▶ _Data extract_
** BEGIN **

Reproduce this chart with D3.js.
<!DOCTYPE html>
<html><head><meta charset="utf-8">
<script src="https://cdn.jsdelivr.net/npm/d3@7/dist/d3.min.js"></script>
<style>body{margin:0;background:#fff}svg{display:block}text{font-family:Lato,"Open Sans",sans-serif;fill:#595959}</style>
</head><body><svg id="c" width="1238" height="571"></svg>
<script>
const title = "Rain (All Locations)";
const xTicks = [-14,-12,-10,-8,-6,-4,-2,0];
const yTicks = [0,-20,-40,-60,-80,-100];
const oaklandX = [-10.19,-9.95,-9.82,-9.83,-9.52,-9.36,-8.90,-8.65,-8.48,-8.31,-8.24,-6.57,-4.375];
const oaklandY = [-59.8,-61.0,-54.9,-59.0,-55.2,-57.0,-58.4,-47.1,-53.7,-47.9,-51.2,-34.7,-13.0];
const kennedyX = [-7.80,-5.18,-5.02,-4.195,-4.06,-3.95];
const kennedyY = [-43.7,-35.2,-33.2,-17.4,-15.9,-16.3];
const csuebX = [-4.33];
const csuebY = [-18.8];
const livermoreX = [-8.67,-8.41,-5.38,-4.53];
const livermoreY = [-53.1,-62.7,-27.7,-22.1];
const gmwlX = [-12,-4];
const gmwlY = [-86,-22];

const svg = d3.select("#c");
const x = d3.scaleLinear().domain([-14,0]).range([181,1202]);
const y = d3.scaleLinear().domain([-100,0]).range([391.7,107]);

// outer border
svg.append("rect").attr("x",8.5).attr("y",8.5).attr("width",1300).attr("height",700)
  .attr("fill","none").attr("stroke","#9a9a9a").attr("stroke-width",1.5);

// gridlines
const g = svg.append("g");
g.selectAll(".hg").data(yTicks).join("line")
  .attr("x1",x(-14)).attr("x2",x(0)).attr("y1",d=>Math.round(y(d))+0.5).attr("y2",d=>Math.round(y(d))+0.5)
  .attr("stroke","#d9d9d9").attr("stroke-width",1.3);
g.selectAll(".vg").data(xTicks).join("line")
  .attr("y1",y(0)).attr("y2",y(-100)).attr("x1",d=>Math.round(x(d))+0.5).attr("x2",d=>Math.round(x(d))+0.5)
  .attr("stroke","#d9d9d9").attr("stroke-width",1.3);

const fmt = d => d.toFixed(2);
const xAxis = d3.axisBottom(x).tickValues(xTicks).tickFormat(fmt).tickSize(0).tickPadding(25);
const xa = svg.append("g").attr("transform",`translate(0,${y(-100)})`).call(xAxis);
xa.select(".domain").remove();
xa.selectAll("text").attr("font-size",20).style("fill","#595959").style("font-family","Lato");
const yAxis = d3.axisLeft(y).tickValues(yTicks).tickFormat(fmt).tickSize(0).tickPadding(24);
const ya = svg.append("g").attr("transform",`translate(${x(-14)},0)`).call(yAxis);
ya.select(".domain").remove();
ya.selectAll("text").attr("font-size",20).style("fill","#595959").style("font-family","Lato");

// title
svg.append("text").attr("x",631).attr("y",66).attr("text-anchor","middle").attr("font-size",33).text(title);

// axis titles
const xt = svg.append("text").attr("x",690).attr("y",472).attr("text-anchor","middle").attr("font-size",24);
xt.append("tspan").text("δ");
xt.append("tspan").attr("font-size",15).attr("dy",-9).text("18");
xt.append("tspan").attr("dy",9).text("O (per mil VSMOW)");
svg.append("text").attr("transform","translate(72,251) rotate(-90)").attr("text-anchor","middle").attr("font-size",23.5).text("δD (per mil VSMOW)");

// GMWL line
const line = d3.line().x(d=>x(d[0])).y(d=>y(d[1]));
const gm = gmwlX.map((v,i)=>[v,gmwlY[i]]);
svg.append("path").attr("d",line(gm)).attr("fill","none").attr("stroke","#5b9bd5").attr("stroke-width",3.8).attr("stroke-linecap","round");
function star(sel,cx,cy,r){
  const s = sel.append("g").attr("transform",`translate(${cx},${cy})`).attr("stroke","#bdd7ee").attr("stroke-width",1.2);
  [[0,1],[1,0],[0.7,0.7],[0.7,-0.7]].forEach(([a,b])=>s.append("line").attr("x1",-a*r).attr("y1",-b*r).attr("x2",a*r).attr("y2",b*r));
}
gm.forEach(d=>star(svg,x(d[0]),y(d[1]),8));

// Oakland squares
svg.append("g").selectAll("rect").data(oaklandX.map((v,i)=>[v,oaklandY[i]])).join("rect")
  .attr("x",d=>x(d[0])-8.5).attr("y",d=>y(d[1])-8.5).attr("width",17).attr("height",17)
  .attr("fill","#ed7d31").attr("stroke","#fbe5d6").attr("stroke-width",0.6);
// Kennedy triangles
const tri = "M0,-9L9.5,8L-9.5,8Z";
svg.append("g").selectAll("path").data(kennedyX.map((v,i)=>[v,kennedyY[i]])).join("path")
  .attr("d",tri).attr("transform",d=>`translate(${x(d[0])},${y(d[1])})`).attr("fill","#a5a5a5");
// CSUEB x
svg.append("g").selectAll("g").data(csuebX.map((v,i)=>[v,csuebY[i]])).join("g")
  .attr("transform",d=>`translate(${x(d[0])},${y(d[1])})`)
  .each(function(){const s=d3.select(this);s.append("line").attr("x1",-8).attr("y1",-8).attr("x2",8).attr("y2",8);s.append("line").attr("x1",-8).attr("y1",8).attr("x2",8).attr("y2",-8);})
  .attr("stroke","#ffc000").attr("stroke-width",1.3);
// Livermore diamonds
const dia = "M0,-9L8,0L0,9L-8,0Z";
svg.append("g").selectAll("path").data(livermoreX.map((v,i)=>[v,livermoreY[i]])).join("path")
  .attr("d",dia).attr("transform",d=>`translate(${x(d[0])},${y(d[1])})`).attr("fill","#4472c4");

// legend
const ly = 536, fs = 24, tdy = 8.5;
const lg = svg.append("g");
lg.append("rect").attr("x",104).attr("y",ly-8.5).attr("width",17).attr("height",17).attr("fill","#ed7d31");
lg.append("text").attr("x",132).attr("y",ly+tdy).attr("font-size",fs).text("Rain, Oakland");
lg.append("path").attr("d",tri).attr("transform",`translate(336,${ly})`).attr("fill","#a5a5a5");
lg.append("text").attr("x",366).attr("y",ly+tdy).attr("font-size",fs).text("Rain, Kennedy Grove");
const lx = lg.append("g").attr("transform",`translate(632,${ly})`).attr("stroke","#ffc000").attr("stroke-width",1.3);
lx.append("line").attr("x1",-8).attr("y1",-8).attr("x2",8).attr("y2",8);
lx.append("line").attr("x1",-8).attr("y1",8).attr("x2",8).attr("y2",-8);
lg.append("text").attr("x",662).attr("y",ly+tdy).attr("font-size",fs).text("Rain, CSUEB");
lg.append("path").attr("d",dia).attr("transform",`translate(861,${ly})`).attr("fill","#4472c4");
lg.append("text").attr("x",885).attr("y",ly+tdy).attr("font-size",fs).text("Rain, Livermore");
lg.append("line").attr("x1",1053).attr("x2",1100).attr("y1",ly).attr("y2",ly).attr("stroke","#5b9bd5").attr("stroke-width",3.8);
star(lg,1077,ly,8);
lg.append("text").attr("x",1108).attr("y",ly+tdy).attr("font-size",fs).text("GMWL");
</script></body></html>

** END **

▶ _Work required_
Extract from the material all lines containing the string "this".

▶ _Exercise response_
Reproduce this chart with D3.js.
  .each(function(){const s=d3.select(this);s.append("line").attr("x1",-8).attr("y1",-8).attr("x2",8).attr("y2",8);s.append("line").attr("x1",-8).attr("y1",8).attr("x2",8).attr("y2",-8);})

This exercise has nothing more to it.